Modular format strings#
Introduction#
Several C standard library functions (most notably, printf and scanf),
present a large amount of related features to the caller configured via a
format string. This benefits code size at the caller, since format strings are
typically quite dense, and the equivalent of many individual calls can be
performed with only one. Overall this is a benefit, since to a function calls
typically outnumber the one definition of that function.
However, the implementations of various libc features gated behind aspects of those format strings can be large enough that they completely swamp the programs that call them. Floating point and errno conversion in particular can involve large tables which may be wholly dead. However, due to the format string structure, this code is dead in a way previously invisible to the compiler.
To address this, an clang attribute was introduced: modular_format(<impl_fn>,
<impl_name>, <aspects>...). This adds to the semantics of the existing
format attribute (which must also be present, if implicitly.) The first
argument is a symbol naming a modular version of the implementation; this
version only weakly refers to “aspects” of the implementation that may not be
necessary for certain format strings. The second argument is general
“implementation name” string, and the remaining arguments are a list of handled
aspects of the format string. When the compiler sees that a given call only
needs a fixed set of aspects of the implementation, it may redirect the call to
the implementation function and emit a series of relocations to symbols named
<impl_name>_<aspect>. These in turn bring the needed aspects of the call
into the link. The default entrypoints fall the modular ones, except they bring
in every possible implementation aspect.
Mechanism#
This functionality is currently gated behind LIBC_COPT_PRINTF_MODULAR. When
set, the printf-family functions gain modular variants, and the regular
variants are modified to call them and emit NONE relocations against all
implementation aspects.
The implementation aspects are defined in headers using the
LIBC_PRINTF_MODULE((<decl>), { <body> }) macro. If
LIBC_COPT_PRINTF_MODULAR is not defined, then this macro makes these
LIBC_INLINE definitions as per usual. Otherwise, for normal usage, these
become weak declarations, which causes any references to the module to become
weak. The implementations are moved to a dedicated impl file for groups of
modules. These define the aspect symbol and the module impls by defining
LIBC_PRINTF_DEFINE_MODULES before including the header. This causes the to
be brought into the link exactly when the aspect symbol is referenced.
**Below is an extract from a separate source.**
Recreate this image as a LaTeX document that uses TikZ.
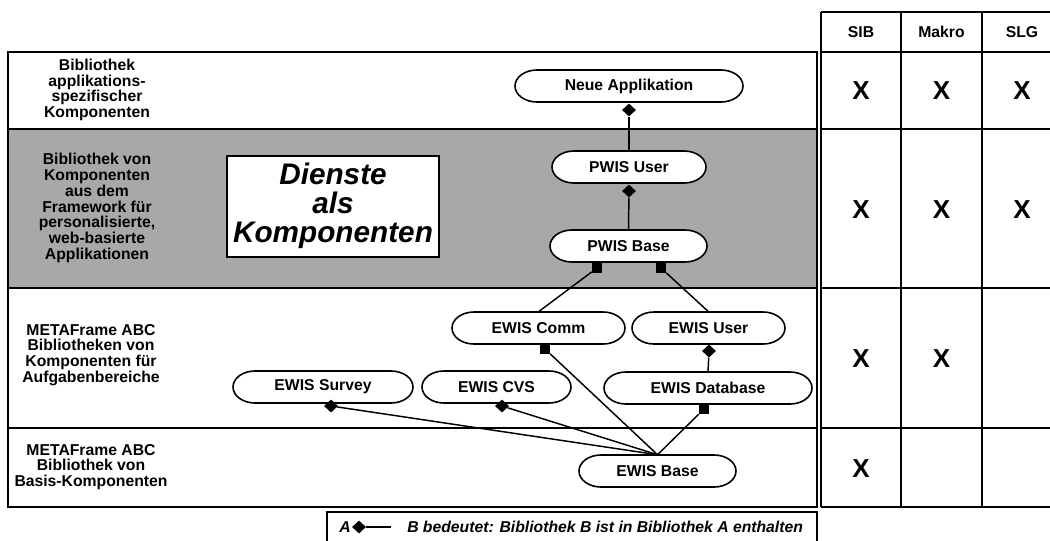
\documentclass[tikz,border=0pt]{standalone}
\usepackage{fontspec}
\setmainfont{Liberation Sans}
\usetikzlibrary{shapes.geometric,calc}

\definecolor{panelgray}{RGB}{168,168,168}

% pill-shaped library node: name, centre x, centre y, half width, label
\newcommand\libpill[5]{%
  \pgfmathsetmacro\pillL{#2-#4}\pgfmathsetmacro\pillR{#2+#4}%
  \pgfmathsetmacro\pillT{#3-16}\pgfmathsetmacro\pillB{#3+16}%
  \pgfmathsetmacro\pillLi{#2-#4+22}\pgfmathsetmacro\pillRi{#2+#4-22}%
  \pgfmathsetmacro\pillLc{#2-#4+22*0.4477}\pgfmathsetmacro\pillRc{#2+#4-22*0.4477}%
  \pgfmathsetmacro\pillTc{#3-8.84}\pgfmathsetmacro\pillBc{#3+8.84}%
  \filldraw[pilledge] (\pillLi,\pillT) -- (\pillRi,\pillT)
    .. controls (\pillRc,\pillT) and (\pillR,\pillTc) .. (\pillR,#3)
    .. controls (\pillR,\pillBc) and (\pillRc,\pillB) .. (\pillRi,\pillB)
    -- (\pillLi,\pillB)
    .. controls (\pillLc,\pillB) and (\pillL,\pillBc) .. (\pillL,#3)
    .. controls (\pillL,\pillTc) and (\pillLc,\pillT) .. (\pillLi,\pillT) -- cycle;
  \node[pilltext, minimum width={1.5*#4*1pt}] (#1) at (#2,#3) {#5};
}

\tikzset{
  pilledge/.style={fill=white, draw=black, line width=1.2pt},
  pilltext/.style={rectangle, inner sep=0pt, minimum height=24pt,
    font=\fontsize{11.8}{11.8}\selectfont\bfseries},
  frameline/.style={line width=1.6pt},
  tableline/.style={line width=1.2pt},
  link/.style={line width=1.1pt},
  dmd/.style={diamond, fill=black, inner sep=0pt, minimum width=10.5pt, minimum height=9.8pt},
  sqr/.style={rectangle, fill=black, inner sep=0pt, minimum size=7.5pt},
  rowlabel/.style={align=center, inner sep=0pt,
    font=\fontsize{11.8}{11.85}\selectfont\bfseries},
  colhead/.style={inner sep=0pt, font=\fontsize{11.8}{11.8}\selectfont\bfseries},
  tickmark/.style={inner sep=0pt, font=\fontsize{19.5}{19.5}\selectfont\bfseries},
  bigtitle/.style={align=center, inner sep=0pt,
    font=\fontsize{22.3}{21.6}\selectfont\bfseries\itshape},
  legendtext/.style={inner sep=0pt, anchor=base west,
    font=\fontsize{11.8}{11.8}\selectfont\bfseries\itshape},
}

\begin{document}
\begin{tikzpicture}[x=0.75pt, y=-0.75pt]
\useasboundingbox (0,0) rectangle (1050,540);
\clip (0,0) rectangle (1050,540);

% library layers
\fill[panelgray] (8,129) rectangle (817,288);
\draw[frameline] (8,52) rectangle (817,507);
\draw[frameline] (8,129) -- (817,129);
\draw[frameline] (8,288) -- (817,288);
\draw[frameline] (8,428) -- (817,428);

\node[rowlabel] (l1) at (97,90) {Bibliothek\\applikations-\\spezifischer\\Komponenten};
\node[rowlabel] (l2) at (97,208) {Bibliothek von\\Komponenten\\aus dem\\Framework für\\personalisierte,\\web-basierte\\Applikationen};
\node[rowlabel] (l3) at (91,355) {METAFrame ABC\\Bibliotheken von\\Komponenten für\\Aufgabenbereiche};
\node[rowlabel] (l4) at (91,467) {METAFrame ABC\\Bibliothek von\\Basis-Komponenten};

% services box
\draw[frameline, fill=white] (227,156) rectangle (439,257);
\node[bigtitle] (dienste) at (333,206) {Dienste\\als\\Komponenten};

% libraries
\libpill{neue}{629}{86}{114}{Neue Applikation}
\libpill{pwisuser}{629}{167}{77}{PWIS User}
\libpill{pwisbase}{628.5}{246}{78.5}{PWIS Base}
\libpill{ewiscomm}{538.5}{328}{86.5}{EWIS Comm}
\libpill{ewisuser}{708.5}{328}{76.5}{EWIS User}
\libpill{survey}{323}{387}{90}{EWIS Survey}
\libpill{cvs}{496.5}{387}{74.5}{EWIS CVS}
\libpill{database}{708}{388}{104}{EWIS Database}
\libpill{ewisbase}{657.5}{471}{78.5}{EWIS Base}

% connector end markers
\node[dmd] (m1) at (629,110) {};
\node[dmd] (m2) at (629,191) {};
\node[sqr] (m3) at (597,268) {};
\node[sqr] (m4) at (661,268) {};
\node[sqr] (m5) at (545,349) {};
\node[dmd] (m6) at (709,351) {};
\node[dmd] (m7) at (331,406) {};
\node[dmd] (m8) at (502,406) {};
\node[sqr] (m9) at (704,409) {};

% containment links
\draw[link] (m1) -- (pwisuser.north);
\draw[link] (m2) -- (pwisbase.north);
\draw[link] (m3) -- (ewiscomm.north);
\draw[link] (m4) -- (ewisuser.north);
\draw[link] (m6) -- (database.north);
\draw[link] (m5) -- (ewisbase.north);
\draw[link] (m7) -- (ewisbase.north);
\draw[link] (m8) -- (ewisbase.north);
\draw[link] (m9) -- (ewisbase.north);

% availability table
\draw[tableline] (821,12) -- (1063,12);
\foreach \yy in {52,129,288,428,507} \draw[tableline] (821,\yy) -- (1063,\yy);
\foreach \xx in {821,901,982,1063} \draw[tableline] (\xx,12) -- (\xx,507);
\node[colhead] (hsib) at (861,32) {SIB};
\node[colhead] (hmak) at (941.5,32) {Makro};
\node[colhead] (hslg) at (1022,32) {SLG};
\node[tickmark] (x11) at (861,91) {X};
\node[tickmark] (x12) at (941.5,91) {X};
\node[tickmark] (x13) at (1022,91) {X};
\node[tickmark] (x21) at (861,210) {X};
\node[tickmark] (x22) at (941.5,210) {X};
\node[tickmark] (x23) at (1022,210) {X};
\node[tickmark] (x31) at (861,359) {X};
\node[tickmark] (x32) at (941.5,359) {X};
\node[tickmark] (x41) at (861,469) {X};

% legend
\draw[frameline] (327,546) -- (327,512) -- (817,512) -- (817,546);
\node[legendtext] (la) at (339,532) {A};
\node[dmd] (ld) at (359,527) {};
\coordinate (lend) at (391,527);
\draw[link] (ld) -- (lend);
\node[legendtext] (lb) at (407,532) {B bedeutet: Bibliothek B ist in Bibliothek A enthalten};
\end{tikzpicture}
\end{document}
Template functions present a special complication: the implementation must
instantiate them for any value that may be used. Since the purpose of the
templates is to implement a fixed interface, the possible arguments should
always be fixed and finite. Accordingly, libc contains def files to enumerate
possible arguments and provide handling for each. Templates are instantiated in
the headers whenever LIBC_PRINTF_DEFINE_MODULES is defined.
libc and the compiler may understand different sets of aspect names, but their understanding of what an aspect name means must be identical. libc reports the set of aspect names that it needs a verdict on, and the compiler will only provide a verdict for those aspects. If libc asks for a verdict on an aspect unknown to the compiler, the aspect must be summarily considered to be required.